Widmer-Schlumpf erklärte vor der Presse, dieses Thema sei ihr sehr wichtig. «Ich denke, in einem freiheitlichen Staat ist die Redefreiheit zentral. Sie hat dort ihre Grenzen, wo sie über Gewalt ausgeübt wird. Andererseits darf man das Recht auf freie Meinungsäusserung auch nicht mit Gewalt zu unterdrücken versuchen.»

Zwei Haupt-Schwerpunkte des Schweizer Engagements in der UNO sind die Reformen der Institutionen sowie Sicherheit- und Friedenspolitik.

Die Schweiz will sich für eine «starke, moderne und effiziente» UNO einsetzen. Die Welt brauche eine UNO, die ihre Abläufe stets optimiere und der heutigen Zeit anpasse. Das Reformprojekt des UNO-Generalsekretärs soll laut Bundespräsidentin Widmer-Schlumpf rasch umgesetzt werden.

Die UNO handle dann richtig, wenn sie Lösungen zu Konflikten finde und diese nicht blockiere. Dass die ständigen Mitglieder im UNO-Sicherheitsrat ein Veto einlegen können, sei in Fällen von Genozid, Kriegsverbrechen oder Verbrechen gegen die Menschlichkeit kaum zu rechtfertigen.

Die Schweiz fordere daher weiterhin eine Verbesserung der Arbeitsweise des Sicherheitsrates. Die Kooperation mit anderen UNO-Organen müsse enger werden und das Vetorecht sollte eingeschränkt werden.

Zum Bereich Sicherheit und Frieden erklärte Widmer-Schlumpf, die UNO solle ihre Kapazitäten in der Konfliktprävention und der Mediation weiter ausbauen.
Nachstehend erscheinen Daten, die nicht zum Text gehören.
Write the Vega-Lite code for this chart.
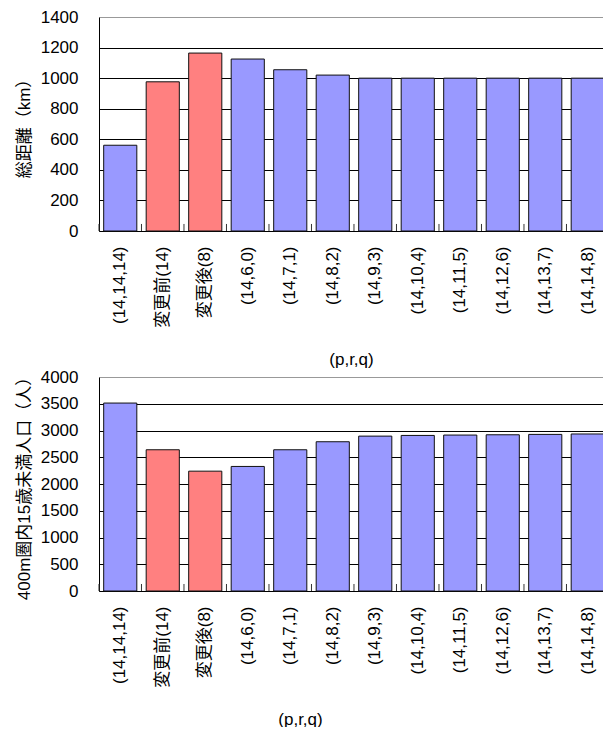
{
  "$schema": "https://vega.github.io/schema/vega-lite/v6.json",
  "background": "white",
  "padding": {"left": 15, "top": 8, "right": 0, "bottom": 0},
  "spacing": 146,
  "bounds": "flush",
  "datasets": {
    "t": [
      {"label": "(14,14,14)", "dist": 561, "pop": 3513, "group": "b"},
      {"label": "変更前(14)", "dist": 976, "pop": 2640, "group": "r"},
      {"label": "変更後(8)", "dist": 1164, "pop": 2240, "group": "r"},
      {"label": "(14,6,0)", "dist": 1125, "pop": 2328, "group": "b"},
      {"label": "(14,7,1)", "dist": 1055, "pop": 2640, "group": "b"},
      {"label": "(14,8,2)", "dist": 1020, "pop": 2790, "group": "b"},
      {"label": "(14,9,3)", "dist": 1000, "pop": 2895, "group": "b"},
      {"label": "(14,10,4)", "dist": 1000, "pop": 2908, "group": "b"},
      {"label": "(14,11,5)", "dist": 1000, "pop": 2915, "group": "b"},
      {"label": "(14,12,6)", "dist": 1000, "pop": 2920, "group": "b"},
      {"label": "(14,13,7)", "dist": 1000, "pop": 2927, "group": "b"},
      {"label": "(14,14,8)", "dist": 1000, "pop": 2935, "group": "b"}
    ]
  },
  "vconcat": [
    {
      "width": 510,
      "height": 214,
      "data": {"name": "t"},
      "layer": [
        {
          "mark": {"type": "bar", "stroke": "#111", "strokeWidth": 1},
          "encoding": {
            "x": {
              "field": "label", "type": "nominal", "sort": null,
              "scale": {"paddingInner": 0.22, "paddingOuter": 0.11},
              "axis": {"title": "(p,r,q)", "titleX": 252, "titleY": 128, "titleBaseline": "middle", "titleAnchor": "middle"}
            },
            "y": {
              "field": "dist", "type": "quantitative",
              "scale": {"domain": [0, 1400], "nice": false},
              "axis": {"title": "総距離（km）", "format": "d", "values": [0, 200, 400, 600, 800, 1000, 1200, 1400]}
            },
            "color": {
              "field": "group", "type": "nominal", "legend": null,
              "scale": {"domain": ["b", "r"], "range": ["#9999FF", "#FF8080"]}
            }
          }
        },
        {
          "mark": {"type": "rule", "color": "#333", "strokeWidth": 1, "xOffset": -4.7},
          "encoding": {
            "x": {"field": "label", "type": "nominal", "sort": null, "bandPosition": 0,
              "axis": {"title": "(p,r,q)", "titleX": 252, "titleY": 128, "titleBaseline": "middle", "titleAnchor": "middle"}},
            "y": {"datum": 0, "type": "quantitative",
              "axis": {"title": "総距離（km）", "format": "d", "values": [0, 200, 400, 600, 800, 1000, 1200, 1400]}},
            "y2": {"datum": 46}
          }
        }
      ]
    },
    {
      "width": 510,
      "height": 214,
      "data": {"name": "t"},
      "layer": [
        {
          "mark": {"type": "bar", "stroke": "#111", "strokeWidth": 1},
          "encoding": {
            "x": {
              "field": "label", "type": "nominal", "sort": null,
              "scale": {"paddingInner": 0.22, "paddingOuter": 0.11},
              "axis": {"title": "(p,r,q)", "titleX": 201, "titleY": 128, "titleBaseline": "middle", "titleAnchor": "middle"}
            },
            "y": {
              "field": "pop", "type": "quantitative",
              "scale": {"domain": [0, 4000], "nice": false},
              "axis": {"title": "400m圏内15歳未満人口（人）", "format": "d", "values": [0, 500, 1000, 1500, 2000, 2500, 3000, 3500, 4000]}
            },
            "color": {
              "field": "group", "type": "nominal", "legend": null,
              "scale": {"domain": ["b", "r"], "range": ["#9999FF", "#FF8080"]}
            }
          }
        },
        {
          "mark": {"type": "rule", "color": "#333", "strokeWidth": 1, "xOffset": -4.7},
          "encoding": {
            "x": {"field": "label", "type": "nominal", "sort": null, "bandPosition": 0,
              "axis": {"title": "(p,r,q)", "titleX": 201, "titleY": 128, "titleBaseline": "middle", "titleAnchor": "middle"}},
            "y": {"datum": 0, "type": "quantitative",
              "axis": {"title": "400m圏内15歳未満人口（人）", "format": "d", "values": [0, 500, 1000, 1500, 2000, 2500, 3000, 3500, 4000]}},
            "y2": {"datum": 131}
          }
        }
      ]
    }
  ],
  "config": {
    "view": {"stroke": null},
    "font": "Liberation Sans, Noto Sans CJK JP",
    "axis": {
      "labelFont": "Liberation Sans, Noto Sans CJK JP",
      "titleFont": "Liberation Sans, Noto Sans CJK JP",
      "labelFontSize": 17,
      "titleFontSize": 17,
      "labelColor": "#000",
      "titleColor": "#000",
      "titleFontWeight": "normal",
      "domainColor": "#000",
      "domainWidth": 1
    },
    "axisX": {
      "labelAngle": -90,
      "ticks": false,
      "labelPadding": 15,
      "grid": false
    },
    "axisY": {
      "tickSize": 0,
      "labelPadding": 21,
      "titlePadding": 7,
      "grid": true,
      "gridColor": {"condition": {"test": "datum.value == 1400 || datum.value == 4000", "value": "#999999"}, "value": "#000000"},
      "gridWidth": 1,
      "gridOpacity": 1
    }
  }
}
Sie verwies darauf, dass die Schweiz in den 10 Jahren seit ihrem Beitritt aktiv an etwa 30 Mediationen in rund 20 Ländern beteiligt gewesen sei.

Nach ihrem Auftritt vor der Generalversammlung traf die Bundespräsidentin den ägyptischen Präsidenten Mohamed Mursi zu einem bilateralen Gespräch. Dabei erkundigte sie sich nach den Fortschritten bei der Schaffung demokratischer und rechtsstaatlicher Strukturen in Ägypten und sicherte Mursi die Unterstützung der Schweiz bei der demokratischen Transition zu.

Thema waren auch die eingefrorenen Vermögenswerte. Die Schweiz habe ein Interesse, die Gelder, deren illegale Herkunft rechtlich nachgewiesen werden könne, so rasch als möglich an Ägypten zurückzuerstatten. Entscheidend sei dabei die enge partnerschaftliche Zusammenarbeit mit den ägyptischen Behörden.